(Work to do):
Identify all lines of the data containing the string "this" and copy them.

== Exercise data ==

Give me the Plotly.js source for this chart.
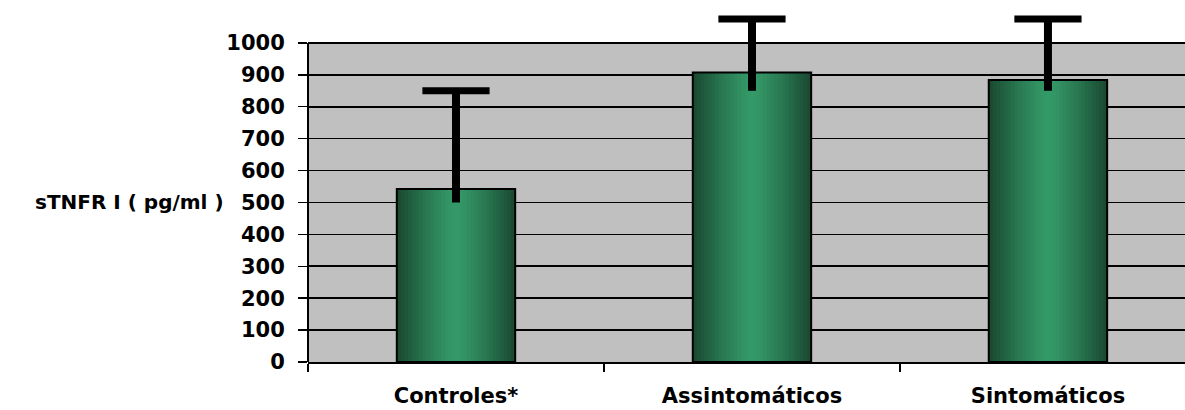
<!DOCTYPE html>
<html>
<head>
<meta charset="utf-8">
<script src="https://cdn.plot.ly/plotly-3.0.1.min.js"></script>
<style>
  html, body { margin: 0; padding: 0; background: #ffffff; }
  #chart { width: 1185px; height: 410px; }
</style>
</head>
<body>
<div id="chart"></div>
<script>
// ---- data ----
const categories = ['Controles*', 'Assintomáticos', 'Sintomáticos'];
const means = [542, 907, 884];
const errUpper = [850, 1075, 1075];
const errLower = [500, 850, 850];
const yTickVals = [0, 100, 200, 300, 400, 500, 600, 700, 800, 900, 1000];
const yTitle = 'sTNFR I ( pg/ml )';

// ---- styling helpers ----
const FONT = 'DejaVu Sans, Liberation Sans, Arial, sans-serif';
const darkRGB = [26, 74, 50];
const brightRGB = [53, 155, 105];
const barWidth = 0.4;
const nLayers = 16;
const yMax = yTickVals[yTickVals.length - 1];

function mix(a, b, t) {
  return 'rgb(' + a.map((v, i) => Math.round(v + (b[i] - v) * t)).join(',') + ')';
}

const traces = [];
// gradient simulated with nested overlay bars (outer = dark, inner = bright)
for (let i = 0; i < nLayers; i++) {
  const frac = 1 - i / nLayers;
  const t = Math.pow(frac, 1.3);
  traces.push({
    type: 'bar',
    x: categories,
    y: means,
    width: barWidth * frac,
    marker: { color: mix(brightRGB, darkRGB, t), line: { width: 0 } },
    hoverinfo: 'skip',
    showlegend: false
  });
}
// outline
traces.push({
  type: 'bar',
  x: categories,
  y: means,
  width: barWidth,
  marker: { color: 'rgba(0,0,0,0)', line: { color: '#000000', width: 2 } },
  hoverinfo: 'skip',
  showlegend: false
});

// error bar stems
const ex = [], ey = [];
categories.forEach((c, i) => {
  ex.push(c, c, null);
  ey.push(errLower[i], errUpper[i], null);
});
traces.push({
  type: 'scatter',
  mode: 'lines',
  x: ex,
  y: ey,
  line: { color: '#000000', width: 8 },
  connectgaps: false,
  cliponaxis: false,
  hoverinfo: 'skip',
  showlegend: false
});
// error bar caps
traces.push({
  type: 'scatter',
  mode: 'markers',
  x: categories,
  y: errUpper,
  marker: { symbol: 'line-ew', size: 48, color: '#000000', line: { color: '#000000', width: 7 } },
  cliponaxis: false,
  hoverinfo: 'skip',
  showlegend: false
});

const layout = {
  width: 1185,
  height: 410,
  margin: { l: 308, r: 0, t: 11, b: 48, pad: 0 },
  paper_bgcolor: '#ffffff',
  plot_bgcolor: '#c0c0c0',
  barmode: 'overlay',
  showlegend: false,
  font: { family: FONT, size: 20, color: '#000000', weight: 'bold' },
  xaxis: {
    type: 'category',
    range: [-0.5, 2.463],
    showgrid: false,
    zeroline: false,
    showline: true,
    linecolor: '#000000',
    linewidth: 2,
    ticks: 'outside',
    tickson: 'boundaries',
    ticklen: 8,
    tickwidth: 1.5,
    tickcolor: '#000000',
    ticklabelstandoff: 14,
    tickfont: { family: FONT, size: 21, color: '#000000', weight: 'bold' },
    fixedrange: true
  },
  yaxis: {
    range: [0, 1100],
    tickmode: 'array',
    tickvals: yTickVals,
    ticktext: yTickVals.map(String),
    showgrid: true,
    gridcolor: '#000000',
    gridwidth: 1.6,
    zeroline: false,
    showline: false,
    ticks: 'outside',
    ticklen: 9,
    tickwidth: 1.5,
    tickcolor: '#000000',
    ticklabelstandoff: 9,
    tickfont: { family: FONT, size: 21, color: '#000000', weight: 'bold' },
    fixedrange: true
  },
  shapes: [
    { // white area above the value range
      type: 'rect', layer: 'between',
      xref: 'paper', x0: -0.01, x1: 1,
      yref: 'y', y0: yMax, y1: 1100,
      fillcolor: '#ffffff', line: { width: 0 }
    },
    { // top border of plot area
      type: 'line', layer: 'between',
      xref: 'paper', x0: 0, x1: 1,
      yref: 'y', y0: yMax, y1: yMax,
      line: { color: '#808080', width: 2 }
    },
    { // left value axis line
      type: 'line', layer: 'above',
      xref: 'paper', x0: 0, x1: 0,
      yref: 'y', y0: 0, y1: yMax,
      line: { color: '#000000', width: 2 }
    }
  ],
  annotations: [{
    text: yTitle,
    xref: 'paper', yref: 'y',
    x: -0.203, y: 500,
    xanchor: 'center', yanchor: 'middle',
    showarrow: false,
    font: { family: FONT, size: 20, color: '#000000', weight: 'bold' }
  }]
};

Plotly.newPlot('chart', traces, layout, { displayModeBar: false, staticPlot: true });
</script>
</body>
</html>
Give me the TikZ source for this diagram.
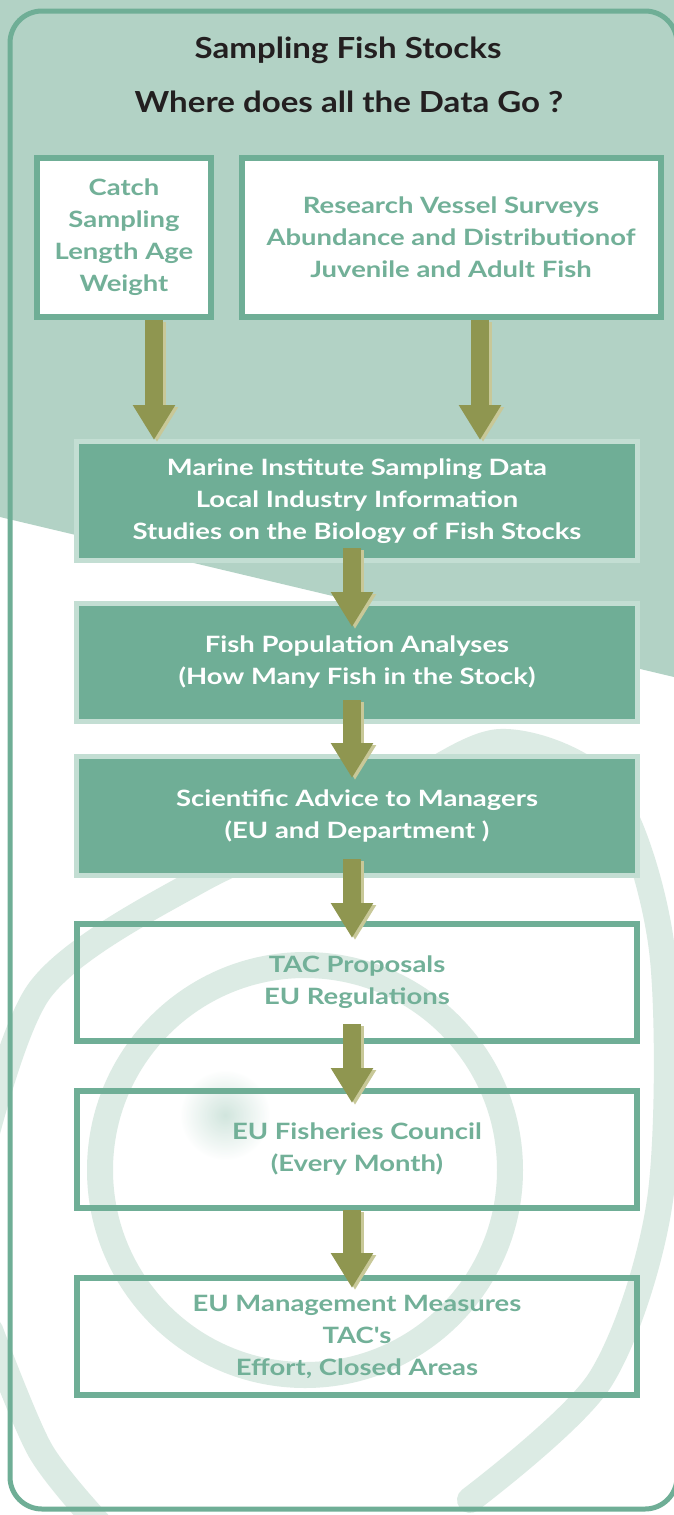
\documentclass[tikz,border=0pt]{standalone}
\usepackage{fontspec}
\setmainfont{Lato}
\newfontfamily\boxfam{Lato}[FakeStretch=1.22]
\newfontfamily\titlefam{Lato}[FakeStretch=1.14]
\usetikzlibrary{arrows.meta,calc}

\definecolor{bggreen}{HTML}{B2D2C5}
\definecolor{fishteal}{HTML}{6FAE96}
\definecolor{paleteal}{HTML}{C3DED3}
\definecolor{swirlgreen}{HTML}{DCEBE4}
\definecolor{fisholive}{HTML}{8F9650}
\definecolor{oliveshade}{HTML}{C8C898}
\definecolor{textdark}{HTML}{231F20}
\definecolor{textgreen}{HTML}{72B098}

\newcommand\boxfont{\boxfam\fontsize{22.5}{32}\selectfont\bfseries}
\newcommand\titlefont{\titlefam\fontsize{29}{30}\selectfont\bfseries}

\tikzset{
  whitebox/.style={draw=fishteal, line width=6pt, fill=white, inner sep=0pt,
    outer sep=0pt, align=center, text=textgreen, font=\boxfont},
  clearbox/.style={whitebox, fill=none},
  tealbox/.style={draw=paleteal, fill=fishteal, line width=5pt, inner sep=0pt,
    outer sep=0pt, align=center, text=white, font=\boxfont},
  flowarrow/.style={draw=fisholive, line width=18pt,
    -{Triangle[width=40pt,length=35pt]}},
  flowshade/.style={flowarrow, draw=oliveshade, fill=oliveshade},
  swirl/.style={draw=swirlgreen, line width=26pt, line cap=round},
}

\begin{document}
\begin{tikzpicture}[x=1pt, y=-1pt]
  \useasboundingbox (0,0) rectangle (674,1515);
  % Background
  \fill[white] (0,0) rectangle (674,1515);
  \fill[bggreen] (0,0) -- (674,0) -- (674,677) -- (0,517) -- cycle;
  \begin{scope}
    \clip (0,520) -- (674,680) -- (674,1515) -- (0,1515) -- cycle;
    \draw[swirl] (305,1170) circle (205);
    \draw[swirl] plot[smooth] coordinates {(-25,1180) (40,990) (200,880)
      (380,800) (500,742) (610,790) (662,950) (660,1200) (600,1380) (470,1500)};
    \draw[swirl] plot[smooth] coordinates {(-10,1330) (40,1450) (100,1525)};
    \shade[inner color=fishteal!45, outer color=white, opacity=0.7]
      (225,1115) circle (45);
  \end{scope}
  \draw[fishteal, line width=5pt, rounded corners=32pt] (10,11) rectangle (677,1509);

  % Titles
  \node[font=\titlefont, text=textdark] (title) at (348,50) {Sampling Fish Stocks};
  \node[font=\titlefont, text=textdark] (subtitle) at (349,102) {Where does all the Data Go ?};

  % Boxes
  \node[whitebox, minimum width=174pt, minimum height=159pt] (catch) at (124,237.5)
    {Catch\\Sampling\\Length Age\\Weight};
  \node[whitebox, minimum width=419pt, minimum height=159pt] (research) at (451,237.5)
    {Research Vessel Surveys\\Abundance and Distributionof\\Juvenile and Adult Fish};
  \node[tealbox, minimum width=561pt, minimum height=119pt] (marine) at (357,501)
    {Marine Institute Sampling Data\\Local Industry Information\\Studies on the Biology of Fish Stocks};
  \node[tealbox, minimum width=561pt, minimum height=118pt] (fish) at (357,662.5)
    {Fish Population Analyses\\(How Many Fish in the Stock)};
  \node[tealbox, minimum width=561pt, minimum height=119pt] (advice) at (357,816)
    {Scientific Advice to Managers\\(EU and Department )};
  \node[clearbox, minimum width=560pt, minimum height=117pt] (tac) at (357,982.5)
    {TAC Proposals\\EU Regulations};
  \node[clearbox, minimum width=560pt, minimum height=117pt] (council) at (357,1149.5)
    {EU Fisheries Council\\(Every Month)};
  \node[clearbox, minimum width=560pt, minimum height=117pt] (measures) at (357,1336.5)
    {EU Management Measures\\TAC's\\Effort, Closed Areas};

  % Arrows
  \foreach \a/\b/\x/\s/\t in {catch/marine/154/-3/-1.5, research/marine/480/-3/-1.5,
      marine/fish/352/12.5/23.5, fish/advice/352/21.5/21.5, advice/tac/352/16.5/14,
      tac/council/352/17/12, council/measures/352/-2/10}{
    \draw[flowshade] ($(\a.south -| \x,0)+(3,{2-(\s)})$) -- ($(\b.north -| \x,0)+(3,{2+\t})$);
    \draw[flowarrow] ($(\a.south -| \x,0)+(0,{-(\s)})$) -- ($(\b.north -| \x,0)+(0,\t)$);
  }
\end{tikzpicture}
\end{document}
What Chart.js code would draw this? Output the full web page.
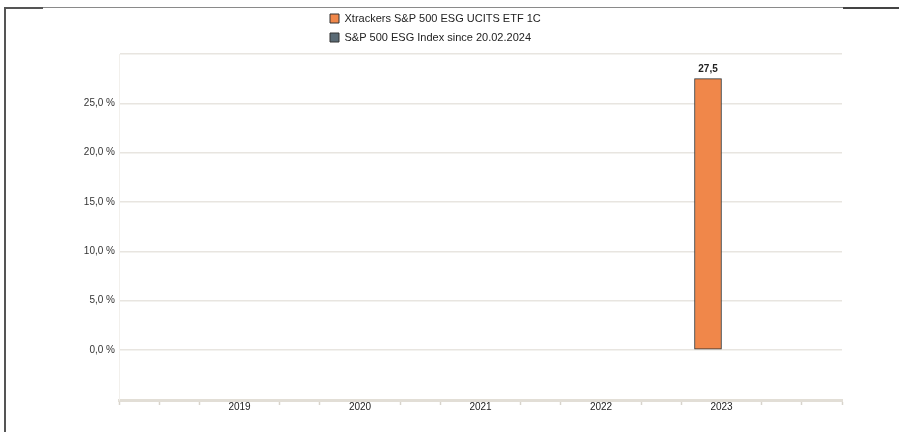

===

(Full response):
Give me the Plotly.js source for this chart.
Give me the TikZ source for this diagram.
What Chart.js code would draw this? Output the full web page.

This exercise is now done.